Farmers, the public and our environment would benefit from less rhetoric and wishful thinking from Teagasc, Bord Bia and the Department of Agriculture. All these agencies are funded by and accountable above all to the Irish taxpayer, and not to vested industry interests. Teagasc and its oversight Authority need to unequivocally acknowledge  the reality of growing pollution impacts and the very real financial costs of damages being caused by Irish agri-industry expansion.

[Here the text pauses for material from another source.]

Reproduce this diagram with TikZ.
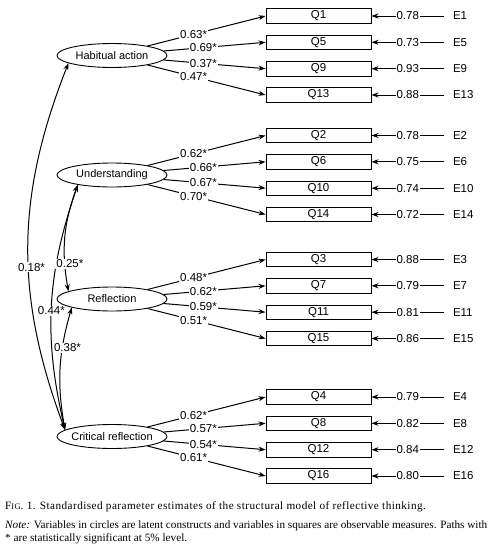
\documentclass[tikz,border=0pt]{standalone}
\usepackage{fontspec}
\setmainfont{Liberation Serif}
\newfontfamily\figsans{Liberation Sans}
\newfontfamily\capserif[LetterSpace=4]{Liberation Serif}
\usetikzlibrary{shapes.geometric,arrows.meta}

\newcommand{\semrow}[6]{%
  \node[obs] (q#3) at (318.5,#2) {Q#3};
  \node[errn] (e#3) at (444,#2) {E#3};
  \draw[pathline] (#1.#6) -- node[lbl,pos=0.39]{#4*} (q#3.west);
  \draw[pathline] (e#3.west) -- node[lbl]{#5} (q#3.east);
}

\begin{document}
\begin{tikzpicture}[x=1pt,y=-1pt,
  every node/.style={font=\figsans\fontsize{11.5}{13}\selectfont},
  latent/.style={draw, line width=0.9pt, ellipse, minimum width=110pt, minimum height=24pt, inner sep=0pt, font=\figsans\fontsize{11}{13}\selectfont},
  obs/.style={draw, line width=0.9pt, rectangle, minimum width=105pt, minimum height=14.5pt, inner sep=0pt},
  errn/.style={anchor=west, inner xsep=9pt, inner ysep=1pt, outer sep=0pt},
  pathline/.style={line width=1pt, -{Stealth[length=7pt,width=5pt]}},
  cov/.style={line width=1pt, {Stealth[length=7pt,width=5pt]}-{Stealth[length=7pt,width=5pt]}},
  lbl/.style={fill=white, inner sep=1pt},
  capline/.style={anchor=west, inner sep=0pt, font=\rmfamily\fontsize{11.2}{13}\selectfont},
]
\useasboundingbox (0,0) rectangle (499,555);

\node[latent] (ha) at (112,55.5) {\makebox[0pt]{Habitual action}};
\node[latent] (un) at (112,175) {\makebox[0pt]{Understanding}};
\node[latent] (re) at (112,299) {\makebox[0pt]{Reflection}};
\node[latent] (cr) at (112,436.5) {\makebox[0pt]{Critical reflection}};

\semrow{ha}{16}{1}{0.63}{0.78}{15}
\semrow{ha}{42.3}{5}{0.69}{0.73}{5}
\semrow{ha}{68.7}{9}{0.37}{0.93}{355}
\semrow{ha}{95}{13}{0.47}{0.88}{345}

\semrow{un}{135.5}{2}{0.62}{0.78}{15}
\semrow{un}{161.8}{6}{0.66}{0.75}{5}
\semrow{un}{188.2}{10}{0.67}{0.74}{355}
\semrow{un}{214.5}{14}{0.70}{0.72}{345}

\semrow{re}{259.5}{3}{0.48}{0.88}{15}
\semrow{re}{285.8}{7}{0.62}{0.79}{5}
\semrow{re}{312.2}{11}{0.59}{0.81}{355}
\semrow{re}{338.5}{15}{0.51}{0.86}{345}

\semrow{cr}{397}{4}{0.62}{0.79}{15}
\semrow{cr}{423.3}{8}{0.57}{0.82}{5}
\semrow{cr}{449.7}{12}{0.54}{0.84}{355}
\semrow{cr}{476}{16}{0.61}{0.80}{345}

\draw[cov] (ha.190) to[bend right=21] node[lbl,pos=0.56,xshift=3pt]{0.18*} (cr.172);
\draw[cov] (un.196) to[bend right=16] node[lbl,pos=0.52]{0.44*} (cr.172);
\draw[cov] (un.196) to[bend right=15] node[lbl,pos=0.76,xshift=5pt]{0.25*} (re.170);
\draw[cov] (re.192) to[bend right=13] node[lbl,pos=0.32,xshift=5pt]{0.38*} (cr.172);

\node[capline,font=\capserif\fontsize{11.2}{13}\selectfont] (cap) at (5,507) {F{\fontsize{8.5}{10}\selectfont IG}. 1. Standardised parameter estimates of the structural model of reflective thinking.};
\node[capline] (note1) at (5,526) {\textit{Note:} Variables in circles are latent constructs and variables in squares are observable measures. Paths with};
\node[capline] (note2) at (5,539) {* are statistically significant at 5\% level.};
\end{tikzpicture}
\end{document}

NGOs have been saying this for years; the Citizens’ Assembly on climate change agreed that redirection and diversification away from beef and dairy is necessary and endorsed the introduction of appropriate GHG taxation on agricultural emissions; and the Joint Oireachtas Committee has called for a new Paris-aligned agriculture plan by the end of this year. Now the CCAC is also saying urgent change is required to cut agricultural emissions.

The reputation of Irish food is now at stake. A different way forward is possible, away from profit-harvesting by processors and toward supporting farmers and rural communities in a transition toward more resilient, diversified farming, a future where Ireland on balance is producing rather than importing food (see Doyle 2016). This would be a future that is far less reliant on imported chemical pesticides, ever increasing amounts of synthetic fertiliser and imported feeds, increasing our negative impacts on global food security and deforestation.

To work towards that future, Ireland needs Teagasc and the Government to change direction, and to do so quickly, in line with the best scientific evidence. Transitions take time; delay is no longer an option. We need to start now.